Methods We estimated the burden of alcohol related fatal and non-fatal health outcomes in Ireland for 2019, using the most recently available GBD Compare data. Disability-Adjusted-Life -Years (DALYs) and total deaths attributable to alcohol were estimated using the GBD comparative risk assessment framework. Improvements to GBD methodology related to alcohol estimation process, including access to more recent data sources, and minimising compositional bias, and accounting for abstention, tourism-related and unrecorded information in statistical modelling. 95% Uncertainty Intervals (UI) are provided.
Results In 2019, there were 1543 (1237 – 1860 95% UI) deaths attributable to alcohol- 5% of all deaths in Ireland – proportionately more deaths in males: 1104 (896 – 1327 95% UI) compared to females: 439 (295 – 599 95% UI), giving a standardised mortality rate of 45 and 18 per 100,000 population, respectively. DALYs lost were 62237 (52062 – 73939 95% UI) in 2019. Chronic liver disease was the biggest alcohol related condition, with a risk factor attribution of 73.3% (57.4% – 86.0 %95% UI). 27% of deaths due to self-harm/interpersonal violence are alcohol attributable- estimating approximately 123 deaths in 2019. The largest number of alcohol attributable deaths were neoplasms (~635 deaths). Alcohol deaths ranked 8th in Ireland in 2019– up from being rank 13 in 1990.

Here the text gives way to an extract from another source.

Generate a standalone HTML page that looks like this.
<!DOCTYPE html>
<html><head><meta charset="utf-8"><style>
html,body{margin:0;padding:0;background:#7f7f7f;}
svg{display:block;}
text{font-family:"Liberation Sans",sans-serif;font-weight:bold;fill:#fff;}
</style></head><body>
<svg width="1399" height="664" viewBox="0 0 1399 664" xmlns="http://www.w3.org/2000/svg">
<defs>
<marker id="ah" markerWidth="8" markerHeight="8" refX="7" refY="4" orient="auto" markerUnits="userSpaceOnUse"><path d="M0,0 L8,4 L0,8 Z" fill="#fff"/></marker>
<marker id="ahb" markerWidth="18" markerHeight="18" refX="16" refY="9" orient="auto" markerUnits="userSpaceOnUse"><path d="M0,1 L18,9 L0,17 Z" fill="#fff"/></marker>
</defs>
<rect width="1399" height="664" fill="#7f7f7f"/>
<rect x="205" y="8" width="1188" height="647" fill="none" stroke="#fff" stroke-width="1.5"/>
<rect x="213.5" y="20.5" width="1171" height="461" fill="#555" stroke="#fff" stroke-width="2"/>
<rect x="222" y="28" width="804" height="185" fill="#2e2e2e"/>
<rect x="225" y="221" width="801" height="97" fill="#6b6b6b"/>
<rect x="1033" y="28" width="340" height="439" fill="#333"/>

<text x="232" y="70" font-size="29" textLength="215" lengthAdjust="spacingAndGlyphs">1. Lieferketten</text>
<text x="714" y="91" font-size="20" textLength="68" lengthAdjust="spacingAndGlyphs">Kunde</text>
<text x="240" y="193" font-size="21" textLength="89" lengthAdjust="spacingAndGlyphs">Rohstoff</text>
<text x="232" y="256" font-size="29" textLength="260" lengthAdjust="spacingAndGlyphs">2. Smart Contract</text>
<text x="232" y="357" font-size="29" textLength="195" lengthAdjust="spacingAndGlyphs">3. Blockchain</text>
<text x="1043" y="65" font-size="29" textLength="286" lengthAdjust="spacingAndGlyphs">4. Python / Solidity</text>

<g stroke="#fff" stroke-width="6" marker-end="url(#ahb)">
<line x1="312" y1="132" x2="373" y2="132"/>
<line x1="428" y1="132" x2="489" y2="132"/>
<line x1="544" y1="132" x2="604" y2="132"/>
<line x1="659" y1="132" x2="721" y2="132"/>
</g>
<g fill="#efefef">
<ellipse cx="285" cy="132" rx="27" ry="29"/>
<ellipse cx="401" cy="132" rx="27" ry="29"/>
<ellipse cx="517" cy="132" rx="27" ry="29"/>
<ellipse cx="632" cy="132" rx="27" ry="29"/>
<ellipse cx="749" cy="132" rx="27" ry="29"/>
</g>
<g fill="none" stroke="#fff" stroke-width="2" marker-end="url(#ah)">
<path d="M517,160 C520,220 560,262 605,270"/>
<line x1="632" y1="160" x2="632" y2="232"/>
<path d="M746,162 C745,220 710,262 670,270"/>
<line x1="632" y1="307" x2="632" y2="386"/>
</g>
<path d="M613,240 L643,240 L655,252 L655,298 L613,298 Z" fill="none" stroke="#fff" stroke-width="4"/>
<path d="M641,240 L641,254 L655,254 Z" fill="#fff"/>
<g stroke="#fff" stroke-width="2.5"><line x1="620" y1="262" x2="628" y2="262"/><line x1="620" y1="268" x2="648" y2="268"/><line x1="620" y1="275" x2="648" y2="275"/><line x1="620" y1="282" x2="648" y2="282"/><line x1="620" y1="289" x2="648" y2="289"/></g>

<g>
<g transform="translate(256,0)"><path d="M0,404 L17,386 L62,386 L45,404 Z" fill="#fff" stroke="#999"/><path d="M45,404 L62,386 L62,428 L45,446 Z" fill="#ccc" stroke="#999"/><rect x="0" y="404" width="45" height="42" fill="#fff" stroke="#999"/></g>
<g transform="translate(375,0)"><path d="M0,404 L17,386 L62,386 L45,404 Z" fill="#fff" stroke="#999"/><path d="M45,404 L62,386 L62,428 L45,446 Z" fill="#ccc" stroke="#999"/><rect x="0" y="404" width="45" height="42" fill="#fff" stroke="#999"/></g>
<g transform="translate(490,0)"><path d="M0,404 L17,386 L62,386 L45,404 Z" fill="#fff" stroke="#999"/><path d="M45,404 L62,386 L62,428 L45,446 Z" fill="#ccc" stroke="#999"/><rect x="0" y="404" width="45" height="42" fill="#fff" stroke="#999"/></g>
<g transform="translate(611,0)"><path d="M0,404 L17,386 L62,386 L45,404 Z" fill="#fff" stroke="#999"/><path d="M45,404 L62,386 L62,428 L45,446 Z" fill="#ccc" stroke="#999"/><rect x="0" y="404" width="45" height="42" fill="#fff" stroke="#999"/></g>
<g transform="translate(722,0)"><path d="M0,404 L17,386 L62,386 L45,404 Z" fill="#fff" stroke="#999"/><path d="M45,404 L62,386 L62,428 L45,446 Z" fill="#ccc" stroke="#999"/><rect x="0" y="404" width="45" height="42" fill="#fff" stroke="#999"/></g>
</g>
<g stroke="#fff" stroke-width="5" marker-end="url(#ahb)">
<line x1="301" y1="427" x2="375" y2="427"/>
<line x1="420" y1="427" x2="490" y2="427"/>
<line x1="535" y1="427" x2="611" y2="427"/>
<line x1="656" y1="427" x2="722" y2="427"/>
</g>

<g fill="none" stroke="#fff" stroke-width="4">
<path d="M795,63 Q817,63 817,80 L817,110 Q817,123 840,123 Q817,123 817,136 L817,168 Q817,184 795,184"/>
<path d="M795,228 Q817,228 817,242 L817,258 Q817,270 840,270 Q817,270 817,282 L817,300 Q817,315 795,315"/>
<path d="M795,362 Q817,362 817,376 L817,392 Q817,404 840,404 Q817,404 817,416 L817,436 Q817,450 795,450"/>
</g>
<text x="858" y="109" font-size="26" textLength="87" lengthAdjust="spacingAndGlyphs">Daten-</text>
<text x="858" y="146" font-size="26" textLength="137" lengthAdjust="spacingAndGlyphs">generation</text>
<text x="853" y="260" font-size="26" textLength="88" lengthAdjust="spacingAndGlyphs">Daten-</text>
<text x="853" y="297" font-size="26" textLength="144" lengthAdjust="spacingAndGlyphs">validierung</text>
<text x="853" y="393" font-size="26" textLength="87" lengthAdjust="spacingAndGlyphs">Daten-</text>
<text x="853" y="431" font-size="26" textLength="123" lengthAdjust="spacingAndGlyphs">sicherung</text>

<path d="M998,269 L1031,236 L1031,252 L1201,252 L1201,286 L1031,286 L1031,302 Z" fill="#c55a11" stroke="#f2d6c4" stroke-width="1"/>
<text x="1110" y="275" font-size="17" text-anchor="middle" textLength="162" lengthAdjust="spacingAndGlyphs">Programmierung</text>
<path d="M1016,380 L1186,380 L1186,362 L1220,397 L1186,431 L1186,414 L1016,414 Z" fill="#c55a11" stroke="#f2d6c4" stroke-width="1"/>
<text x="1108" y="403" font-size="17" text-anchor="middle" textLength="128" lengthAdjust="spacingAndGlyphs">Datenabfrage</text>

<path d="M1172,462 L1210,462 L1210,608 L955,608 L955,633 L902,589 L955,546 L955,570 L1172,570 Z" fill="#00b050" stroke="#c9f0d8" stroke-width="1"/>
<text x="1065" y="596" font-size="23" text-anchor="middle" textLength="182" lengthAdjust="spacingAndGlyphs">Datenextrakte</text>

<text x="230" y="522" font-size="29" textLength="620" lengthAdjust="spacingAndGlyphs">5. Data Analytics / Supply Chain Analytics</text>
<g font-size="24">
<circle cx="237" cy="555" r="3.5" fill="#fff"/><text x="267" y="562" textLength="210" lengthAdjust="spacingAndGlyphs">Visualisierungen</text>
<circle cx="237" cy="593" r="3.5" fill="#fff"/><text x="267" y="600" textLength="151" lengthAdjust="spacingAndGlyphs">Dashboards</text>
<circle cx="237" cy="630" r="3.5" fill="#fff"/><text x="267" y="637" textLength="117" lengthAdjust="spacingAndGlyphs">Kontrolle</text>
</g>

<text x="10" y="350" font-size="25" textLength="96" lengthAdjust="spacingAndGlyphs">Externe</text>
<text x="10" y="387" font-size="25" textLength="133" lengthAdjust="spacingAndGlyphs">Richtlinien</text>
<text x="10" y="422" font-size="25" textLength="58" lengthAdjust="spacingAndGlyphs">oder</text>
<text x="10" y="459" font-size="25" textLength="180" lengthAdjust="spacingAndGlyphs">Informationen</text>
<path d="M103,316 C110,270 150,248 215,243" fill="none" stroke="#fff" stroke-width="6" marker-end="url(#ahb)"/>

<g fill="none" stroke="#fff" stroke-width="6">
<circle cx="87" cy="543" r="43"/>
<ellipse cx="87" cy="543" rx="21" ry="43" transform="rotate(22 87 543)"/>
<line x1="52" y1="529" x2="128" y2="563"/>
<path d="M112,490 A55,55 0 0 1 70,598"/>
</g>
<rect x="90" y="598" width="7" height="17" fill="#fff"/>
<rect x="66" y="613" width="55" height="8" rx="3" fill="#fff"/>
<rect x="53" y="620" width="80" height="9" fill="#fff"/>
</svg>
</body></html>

Conclusion On average, four deaths per day are alcohol-related in Ireland, with a disproportionate distribution of alcohol attributable burden. Important provisions in the PHAA are yet to be implemented, including labelling, and regulation of advertising broadcast and content. The findings signal the need for full implementation of the PHAA, and accurate timely estimates of alcohol burden are crucially important to inform policymaking.